Part 2 – Building an enviable art collection
In our last digest, we delved into how collecting as an act came to be. We took a memory walk down history lane where we learned about early acts of collecting in Nigeria, Egypt, Babylon, China, and India. If you are keeping up with us from our last digest, I am certain by now you must be thinking; how do I go about building an enviable collection that may someday be Museum worthy? Here are a few guides for you to consider:

Define your taste
Do you like photographs, portraits, landscapes, sculptures, metal works? Taste is such an interesting construct that you can only learn what you like by immersing yourself in different art forms. See how a particular art makes you feel. What emotions does it evoke in you when you stare at it? If you were to own it, where would you place it in your home or office?

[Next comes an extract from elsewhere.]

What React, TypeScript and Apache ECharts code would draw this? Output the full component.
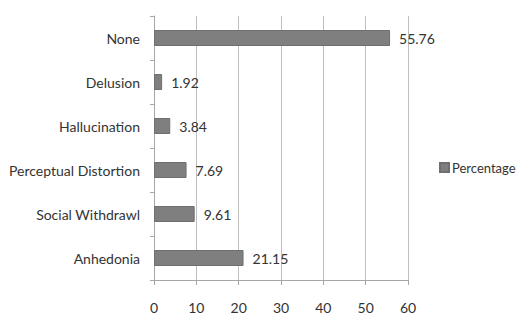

Figure out where to buy art
Whilst it is important for you to buy art that you are attracted to, I wouldn’t advise you to buy street art because those may never appreciate it. If you’re going to invest in art, you should talk to and visit art dealers, curators, galleries, exhibitions, and auction houses. Matter of fact, it is highly recommended that you buy art exhibited at galleries, museums, and auctions. This is because any piece exhibited at such esteemed places has a public documentation, which converts as a high yield investment and collecting value in the art community.

Read also: Starting with why

Display and maintenance
Display, care, and conservation are three key areas you would need to think quickly and deeply about. Most collectors already have wall spaces or ground space for where they would like to display recently purchased artworks, even before they purchase it. Running out of wall or ground spaces in your home or offices, should not be the reason you stop collecting art. You can engage fine art storage companies such as Patrons Modern & Contemporary African Art to help store and look after your pieces as they are experts not just in storage, but also in maintenance and restorations.
As much as possible, we should all strive to collect art. Art collecting is an investment. You can think of it as a tangible way to build up generational wealth for your family, either in the form of trust funds for your kids, or a dependable pension plan.
Art collecting also has non-investment value proposition benefits for everyone. Recent scientific studies showed that art can improve your wellbeing. Art releases the same dopamine as being in love.

Art Index’s Top 5
Art Index Africa’s jury presents Art Index top 5; a showdown of the top 5 well researched and curated art pieces every collector should want to purchase based on strong technique, message, style, and medium.

Title: Okpo (Title Staff), 1990 | Artist: Tony Enebeli | Medium: Metal foil | Size: 25” x 48”

Title: Sentiments, 2020 | Artist: Duke Asidere | Medium: Oil on canvas | Size: 6ft x 6ft

Title: Oge, 2019 | Artist: Luke Osaro | Medium: Bonded stone | Size: 68cm x 37cm

Title: Two figure composition, 2020 | Artist: Olisah Nwandiogbu | Medium: Acrylic/charcoal on canvas | Size: 81cm x 139 cm

Title: Rooftops in the plateau | Artist: Emmanuel Dudu | Medium: Oil on canvas | Size: 21” x 37”

In summary, my expert advice on building an enviable collection are:
See art as an investment; treat it as such by being intentional about it
However, you still need to buy art you really like
If you’re at the beginning of your collection, double down on it.
Reassess your taste in art as often as possible to see if it’s changed
Explore new mediums and styles – just like artists and art evolve, so should you
Periodically appraise your collection to be in the know of the current market value
Be an informed buyer; regularly immerse yourself in art education by galleries, art advisory firms, and reputable blogs/websites.